The counter-Enlightenment and the low-life of literature in pre-Revolutionary France

Past & Present, May, 1998 by Darrin M. McMahon

Take, for example, the case of Nicolas-Joseph-Laurent Gilbert (1750-80), born in the Lorraine town of Fontenoy-le-Chateau in the Vosges.(8) The son of peasants, Gilbert hardly seemed destined for a literary career, yet ambition and a keen intellect earned him the recognition of the village priest who tutored him in Latin and then procured for him a place at the College de l'Arc in Dole. There Gilbert studied humanities and began to write verse and prose, setting out afterwards for Nancy and then Lyon before making his way to Paris in 1770. For like all young hommes de lettres on the make, Gilbert had his sights set on the great French capital. Armed with a dossier of manuscript poems and a letter of introduction to Jean le Rond d'Alembert, he presented himself there full of fantasies of fame and fortune.
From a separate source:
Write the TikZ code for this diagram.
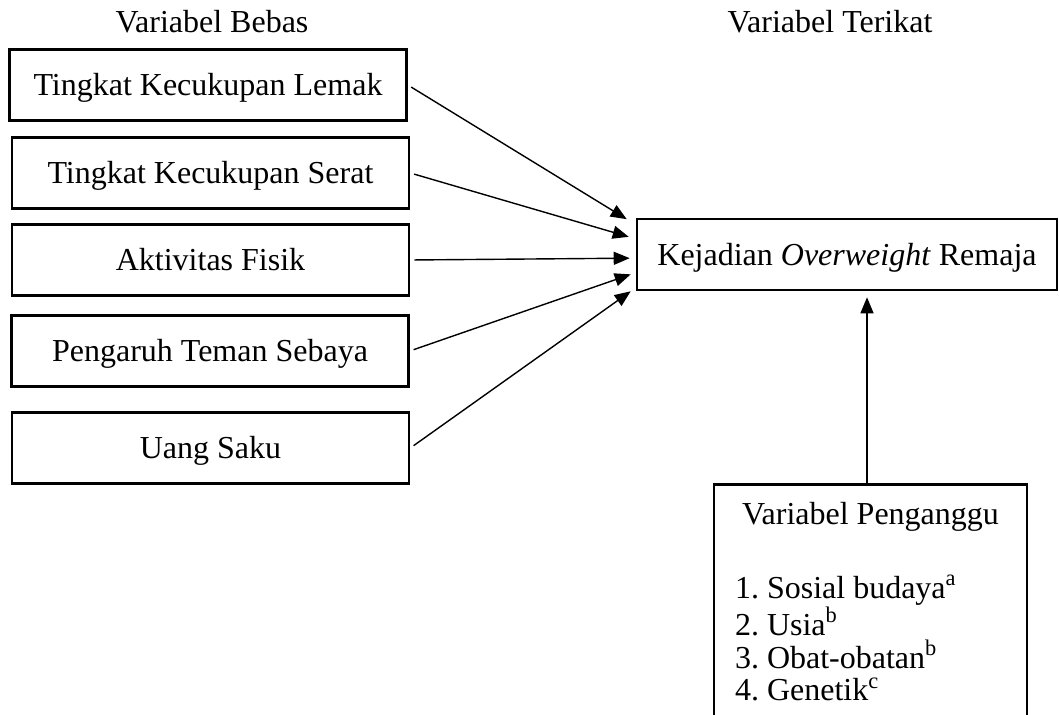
\documentclass[tikz,border=0pt]{standalone}
\usepackage{fontspec}
\setmainfont{Liberation Serif}
\usepackage{tikz}
\usetikzlibrary{arrows.meta, calc}
\tikzset{> = { Triangle[length = 8pt, width = 6.5pt] }}
\tikzstyle{every path} = [ line width = 0.7pt ]
\frenchspacing

\begin{document}
\begin{tikzpicture}[x = 0.5pt, y = -0.5pt,
		font = \fontsize{16}{16.3}\selectfont,
		varbox/.style = { draw, line width = 1.3pt, minimum width = 198.5pt, minimum height = 35.5pt,
			inner sep = 0pt, text height = 10.6pt, text depth = 0pt }]
	\useasboundingbox (0, 0) rectangle (1059, 715);

	% Headings.
	\node [anchor = base] (hfree) at (212, 33) {Variabel Bebas};
	\node [anchor = base] (hdep) at (830, 33) {Variabel Terikat};

	% Independent variables.
	\node [varbox] (fat) at (208, 85) {Tingkat Kecukupan Lemak};
	\node [varbox] (fibre) at (210.5, 173) {Tingkat Kecukupan Serat};
	\node [varbox] (act) at (210.5, 260) {Aktivitas Fisik};
	\node [varbox] (peer) at (210, 351) {Pengaruh Teman Sebaya};
	\node [varbox] (money) at (210.5, 448) {Uang Saku};

	% Dependent variable.
	\node [varbox, minimum width = 210pt] (ow) at (847, 254.5) {Kejadian \textit{Overweight} Remaja};

	% Confounders, the box runs past the lower edge.
	\node [draw, line width = 1.3pt, anchor = north, text width = 135.5pt, align = left,
		inner xsep = 10.5pt, inner ysep = 9pt] (conf) at (870.5, 483) {%
		\spaceskip = 4pt\relax
		{\centering Variabel Penganggu\par}
		\vspace{20.7pt}
		1. Sosial budaya\textsuperscript{a}\\
		2. Usia\textsuperscript{b}\\
		3. Obat-obatan\textsuperscript{b}\\
		4. Genetik\textsuperscript{c}\rule[-20pt]{0pt}{1pt}};

	% Arrow ends.
	\coordinate (in1) at ($(ow.north west)!0.02!(ow.south west) + (-9, 0)$);
	\coordinate (in2) at ($(ow.north west)!0.26!(ow.south west) + (-7, 0)$);
	\coordinate (in3) at ($(ow.north west)!0.55!(ow.south west) + (-6, 0)$);
	\coordinate (in4) at ($(ow.north west)!0.77!(ow.south west) + (-5, 0)$);
	\coordinate (in5) at ($(ow.north west)!1.00!(ow.south west) + (-5, 0)$);
	\coordinate (up) at ($(conf.north) + (-3.5, 0)$);

	\draw [->, shorten <= 2pt] (fat.east) to (in1);
	\draw [->, shorten <= 2pt] (fibre.east) to (in2);
	\draw [->, shorten <= 2pt] (act.east) to (in3);
	\draw [->, shorten <= 2pt] (peer.east) to (in4);
	\draw [->, shorten <= 2pt] (money.east) to (in5);

	\draw [->, shorten >= 3pt] (up) to (up |- ow.south);
\end{tikzpicture}
\end{document}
The particulars of Gilbert's life in the immediate wake of his arrival in Paris are not well known. But they appear to fall into a recognizable pattern. His overtures to d'Alembert, it is clear, were spurned, the celebrated philosophe having extended him a vague promise of assistance in the form of a minor position as tutor, a post which he then secured unceremoniously for another supplicant.(9) And despite the fact that Gilbert eventually managed to publish a small book of undistinguished verse in 1771, the Debut poetique, the work was greeted with philosophic indifference, `read by no one', Grimm's Correspondance litteraire later mocked, noting that its author had seemingly come to Paris to `make rhymes and die of hunger',(10) The author's lack of sympathy for Gilbert's plight characterized the uncharitable attitude of other of the philosophic brethren. As the anti-philosophe Annee litteraire, the sole Parisian publication to speak favourably of the Debut, commented in 1771: `M. Gilbert, born unhappy and without fortune, knocked on the door of several men of letters, some rich and the others less so. He addressed himself by preference to those who preached the most humanity in their writings; all refused -- very humanely -- to come to his aid'.(11) Two further efforts to penetrate the philosophic establishment also ended in disappointment: a submission of the appropriately entitled `Le Poete malheureux' for the poetry prize of the Academie francaise in 1772; and another offering the following year, an ode on the unlikely theme of divine justice, `Le Jugement dernier'. Disheartened and destitute, Gilbert suffered the disillusion experienced by countless aspirants to the philosophic monde. As the editor of a volume of his poetry, published posthumously in 1788, explained:

Full of seductive and magical ideas, Gilbert rushed to [Paris], the new

Athens, the new Rome with his verses in hand, well assured that he would

find there a crowd of Maecenes. His illusions were soon dispelled. The

young poet had believed that a noble avowal of his indigence would win

him benefactors. But all doors were closed to him. He realized with

bitterness that the stories one heard and read were not always true ...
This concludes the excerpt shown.